[Plotting code records]
========================
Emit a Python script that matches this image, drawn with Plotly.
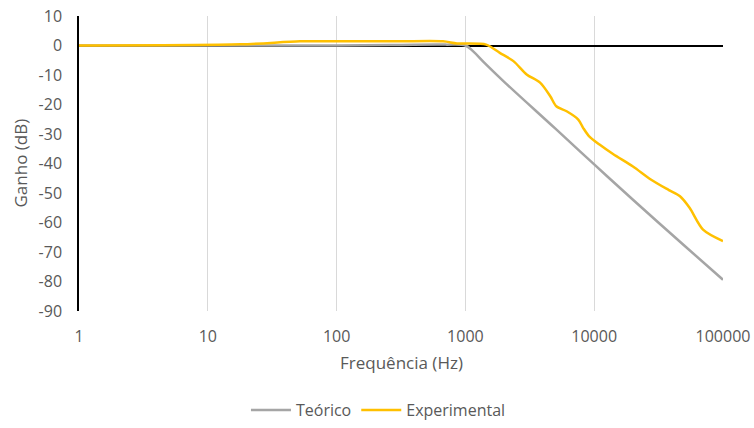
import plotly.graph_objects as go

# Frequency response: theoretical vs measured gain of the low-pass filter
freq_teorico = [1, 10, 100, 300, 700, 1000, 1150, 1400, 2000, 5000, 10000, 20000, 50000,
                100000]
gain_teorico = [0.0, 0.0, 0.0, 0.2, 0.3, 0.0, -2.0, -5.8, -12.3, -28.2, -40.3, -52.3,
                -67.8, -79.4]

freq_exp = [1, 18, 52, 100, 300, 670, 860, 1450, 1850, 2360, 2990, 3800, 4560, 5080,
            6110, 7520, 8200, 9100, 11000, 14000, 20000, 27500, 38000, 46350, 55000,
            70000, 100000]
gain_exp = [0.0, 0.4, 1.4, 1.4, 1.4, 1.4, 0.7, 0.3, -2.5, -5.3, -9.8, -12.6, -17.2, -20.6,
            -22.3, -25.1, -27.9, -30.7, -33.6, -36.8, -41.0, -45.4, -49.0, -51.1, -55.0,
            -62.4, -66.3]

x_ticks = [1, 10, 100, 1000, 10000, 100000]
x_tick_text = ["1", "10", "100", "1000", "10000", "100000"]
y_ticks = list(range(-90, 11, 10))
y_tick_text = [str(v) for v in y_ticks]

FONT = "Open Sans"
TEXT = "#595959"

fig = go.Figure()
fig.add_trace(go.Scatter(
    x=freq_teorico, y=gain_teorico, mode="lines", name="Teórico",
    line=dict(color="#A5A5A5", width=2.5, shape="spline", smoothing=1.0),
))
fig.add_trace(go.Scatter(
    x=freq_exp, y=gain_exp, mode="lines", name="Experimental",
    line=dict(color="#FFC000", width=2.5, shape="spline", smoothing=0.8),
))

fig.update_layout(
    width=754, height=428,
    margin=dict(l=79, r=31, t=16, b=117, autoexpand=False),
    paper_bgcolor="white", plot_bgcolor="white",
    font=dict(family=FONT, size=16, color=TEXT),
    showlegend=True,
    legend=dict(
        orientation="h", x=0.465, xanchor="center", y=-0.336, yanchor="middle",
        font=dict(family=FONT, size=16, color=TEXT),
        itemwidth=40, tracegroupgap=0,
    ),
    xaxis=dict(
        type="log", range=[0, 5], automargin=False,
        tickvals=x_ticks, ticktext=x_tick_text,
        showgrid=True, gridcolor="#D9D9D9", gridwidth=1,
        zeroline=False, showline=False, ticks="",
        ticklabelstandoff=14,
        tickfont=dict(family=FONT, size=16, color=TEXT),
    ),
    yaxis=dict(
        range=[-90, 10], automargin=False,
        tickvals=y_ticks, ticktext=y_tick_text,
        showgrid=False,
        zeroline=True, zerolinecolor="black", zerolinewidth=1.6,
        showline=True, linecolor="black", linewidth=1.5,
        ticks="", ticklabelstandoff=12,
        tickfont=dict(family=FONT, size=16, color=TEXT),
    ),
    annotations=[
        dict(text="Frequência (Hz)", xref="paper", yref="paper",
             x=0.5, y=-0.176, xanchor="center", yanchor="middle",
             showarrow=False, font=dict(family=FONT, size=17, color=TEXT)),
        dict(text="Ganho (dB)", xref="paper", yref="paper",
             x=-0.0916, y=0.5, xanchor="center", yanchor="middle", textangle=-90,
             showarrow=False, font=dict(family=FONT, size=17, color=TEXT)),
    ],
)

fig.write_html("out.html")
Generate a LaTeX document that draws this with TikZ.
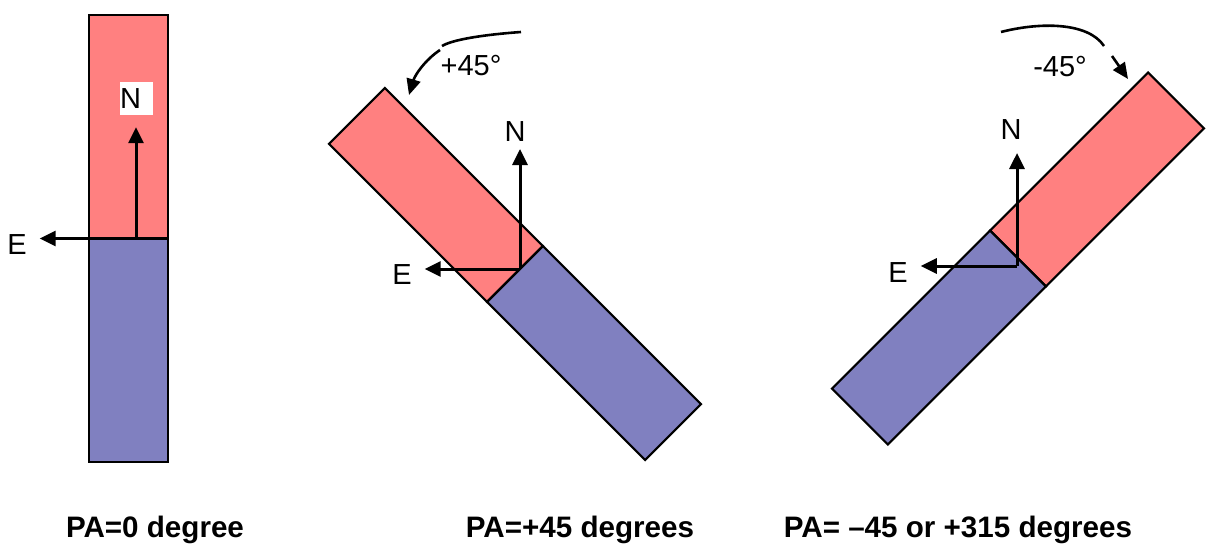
========================
Instructions for the task -
Copy out all lines above that include the string "with".

Solution to this exercise -
Emit a Python script that matches this image, drawn with Plotly.
Generate a LaTeX document that draws this with TikZ.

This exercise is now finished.